…После бани я почитал новеллы Гашека, оделся и пошёл к Косте – вызывать его гулять. Мы походили по улицам, по магазинам – наше обычное турне для укрепления здоровья и нервной системы. Он, по его словам, "пристроился уже" где-то на Шулявке и искал в ларьках конфетти. Потом он зашёл ко мне согреться, потом ушёл домой. Потом я лежал на тахте и опять читал Гашека – уже при электрическом свете. Потом, накрывшись пледом и свесив ноги в сапогах на пол – заснул.
… Итак, последний день первой половины двадцатого века кончается. Я сижу возле приёмника, заканчивая запись.
15 января 1951 г.
Сдаю экзамены. Дело это не новое, но всё же значительное. Электротехнику сдал на отлично, теорию машин и механизмов сдал на отлично, сегодня только что сдал детали машин на отлично. Сахненко даже не долистал до конца мои бумажки, ткнул пальцем в одну эмпирическую формулу и начал писать в ведомости отметку – всё длилось максимум сорок секунд. До самой двери я сохранял спокойное выражение лица. Но большей похвалы, чем такое мнение обо мне "великого" Сахненко, желать я не мог.
Погода стоит возмутительно тёплая, прямо апрельская, или ещё мягче, о катке говорить нечего. Ha катке мне удалось кататься всего два раза.
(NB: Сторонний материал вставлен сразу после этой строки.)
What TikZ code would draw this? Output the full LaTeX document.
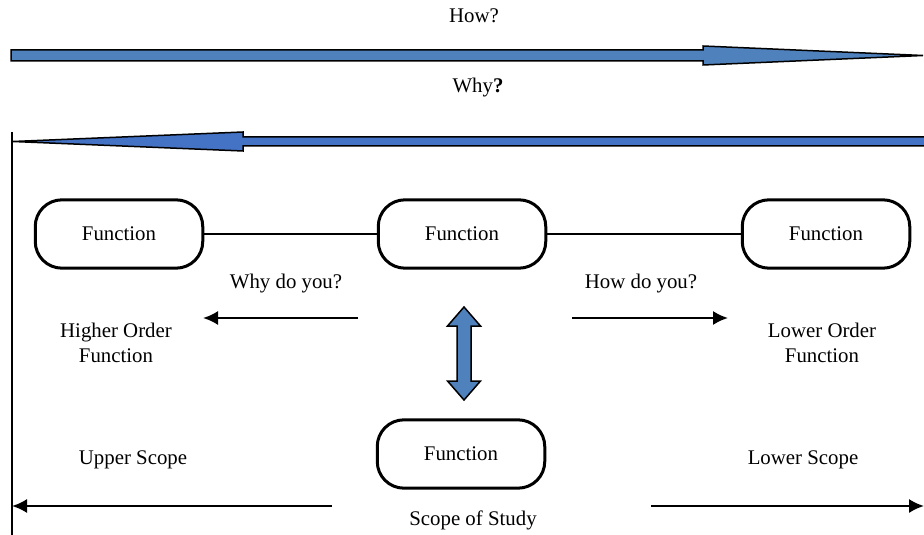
\documentclass[tikz,border=0pt]{standalone}
\usepackage{fontspec}
\setmainfont{Liberation Serif}
\usepackage{xcolor}
\usetikzlibrary{arrows.meta,calc,positioning}
\definecolor{howblue}{HTML}{4F81BD}
\definecolor{whyblue}{HTML}{4472C4}
\tikzset{%
	funcbox/.style = {draw, rectangle, rounded corners=16pt, line width=1.8pt, minimum width=100.5pt, minimum height=41pt, text centered},
	label/.style   = {align=center, inner sep=0pt},
	blockarrow/.style = {draw, line width=0.9pt, line join=miter},
	arrow/.style   = {line width=1.4pt, -{Latex[length=9pt,width=8.5pt]}},
}

\begin{document}
\begin{tikzpicture}[x=0.6pt,y=-0.6pt,font=\fontsize{12.5}{15}\selectfont]
	\useasboundingbox (0,0) rectangle (924,535);
	
	% How / Why block arrows
	\node[label] (how) at (474,16) {How?};
	\draw[blockarrow,fill=howblue] (11,50) -- (703,50) -- (703,46) -- (923,55.5) -- (703,65) -- (703,61) -- (11,61) -- cycle;
	\node[label] (why) at (478,88) {Why\textbf{?}};
	\draw[blockarrow,fill=whyblue] (926,137) -- (243,137) -- (243,132) -- (13,141.5) -- (243,151) -- (243,146) -- (926,146);
	\draw[line width=1.1pt] (12,132) -- (12,535);  % left border
	
	% functions
	\node[funcbox] (fhigh) at (119,234) {Function};
	\node[funcbox] (fmid)  at (462,234) {Function};
	\node[funcbox] (flow)  at (826,234) {Function};
	\node[funcbox] (fstudy) at (461,454) {Function};
	\draw[line width=1pt] (fhigh) -- (fmid);
	\draw[line width=1pt] (fmid) -- (flow);
	
	% why do you / how do you
	\node[label] (whydo) at (286,284) {Why do you?};
	\node[label] (howdo) at (641,284) {How do you?};
	\coordinate (wstart) at (358,318);
	\coordinate (wend)   at (203,318);
	\coordinate (hstart) at (572,318);
	\coordinate (hend)   at (728,318);
	\draw[arrow] (wstart) -- (wend);
	\draw[arrow] (hstart) -- (hend);
	\node[label] (higher) at (116,343) {Higher Order\\Function};
	\node[label] (lower)  at (822,343) {Lower Order\\Function};
	
	% up/down block arrow
	\draw[blockarrow,fill=howblue] (464,307) -- (480.5,326) -- (471,326) -- (471,381) -- (480.5,381) -- (464,400)
		-- (447.5,381) -- (457,381) -- (457,326) -- (447.5,326) -- cycle;
	
	% scope
	\node[label] (upper)   at (133,460) {Upper Scope};
	\node[label] (lowersc) at (803,460) {Lower Scope};
	\node[label] (study)   at (473,520) {Scope of Study};
	\coordinate (ustart) at (332,506);
	\coordinate (uend)   at (12,506);
	\coordinate (lstart) at (651,506);
	\coordinate (lend)   at (924,506);
	\draw[arrow] (ustart) -- (uend);
	\draw[arrow] (lstart) -- (lend);
\end{tikzpicture}
\end{document}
На зимние каникулы был проект ехать в Москву. Не знаю, как выйдет.
10 февраля, суббота.
Перед отъездом в Москву я оформил графики намагниченности на образцах – это по своей физической работе. После приезда я закончил все записи. Таким образом, на эту работу у меня ушёл ровно год. И никаких чётких результатов нет. Но я не жалею обо всей этой истории. Я хоть немножечко узнал, что такое "научно-исследовательская работа". И я, во всяком случае, единственный из всех, взявших тогда тему, довёл её до конца, хотя фактически работал один. Быть может, я из-за своего упрямства и настойчивости стал посмешищем на кафедре физики – не знаю. Сегодня я должен отдать Чепуренко свою "работу". Ещё не видя её, не зная о результатах, он спросил меня, могу ли я сделать о ней доклад на кружке. Их, как видно, интересует только отчётность… Это было в среду. А сегодня я преподнесу ему коробку с рваным железом и бухгалтерскую тетрадь с записями и девятнадцатью листами графиков, на которые у меня ушли сотни часов.
14 марта.
…Ассистент Орликов на занятиях в лаборатории металлорежущих станков кружит вокруг меня, предлагает взяться за научную работу, кинематичесское исследование суппорта токарного автомата. Он меня приметил ещё, когда я точил образцы, и возмущался, говорил, что станочник должен делать работу по станкам. А я уклоняюсь от прямого ответа. Мой прежний опыт со злополучными образцами не склоняет меня в пользу продолжения таких занятий. Чепуренко так и не говорил еще со мной с тех пор, как я отдал ему свои материалы. Фактически море сил и золотого времени было перемолото впустую. Ведь недаром никто у нас в группе не намерен заниматься "научной" деятельностью. Я уже убедился, что все оказываются благоразумнее и дальновиднее меня, а все мои начинания получаются бессмысленными. Но разве же меня карьеризм толкает на это?..
15 марта.
…А Милу я встретил на Владимирской в день зачёта по политэкономии. Она скзала, что ей нужна красная масляная краска для её картины. Я ей ещё прежде предлагал весь свой художественный арсенал. Выложив кисти и краски на подоконник, я дал соответствующие инструкции маме, и Мила действительно пришла за краской через день после того, как я уехал в Москву.
1 мая.
Сейчас вечер, половина девятого. Вчера я защищал проект по деталям машин. За время подготовки проекта пришло настоящее лето – не весна, а лето.
15 мая.
Вчера был последний день занятий. На этом кончился третий курс. Теперь до первых чисел июня у нас будут экзамены, а затем – полтора месяца производственной практики на станкозаводе имени Горького, здесь в Киеве.
7 июня.
Костя по первому экзамену (кристаллография) получил четыре. Из-за пустяка. Вообще, он перестал заходить, занёс мне только после политэкономии мой конспект, сказал, что снова получил четвёрку. Дома он почти не бывал, уезжал в институт на консультации и в общежитие – заниматься в компании, чего прежде никогда не делал. Мама и сестра только многозначительно усмехались. А когда я, прогуливаясь с Лёнькой Махлисом как-то перед вечером на Аскольдовой Могиле, встретил Костю с одной невысокой кругленькой светловолосой девицей из их группы, с которой я уже был случайно знаком, – то я тоже усмехнулся. Костя был с зелёной веточкой в руках, она – с целым пучком – не то веточек, не то цветков.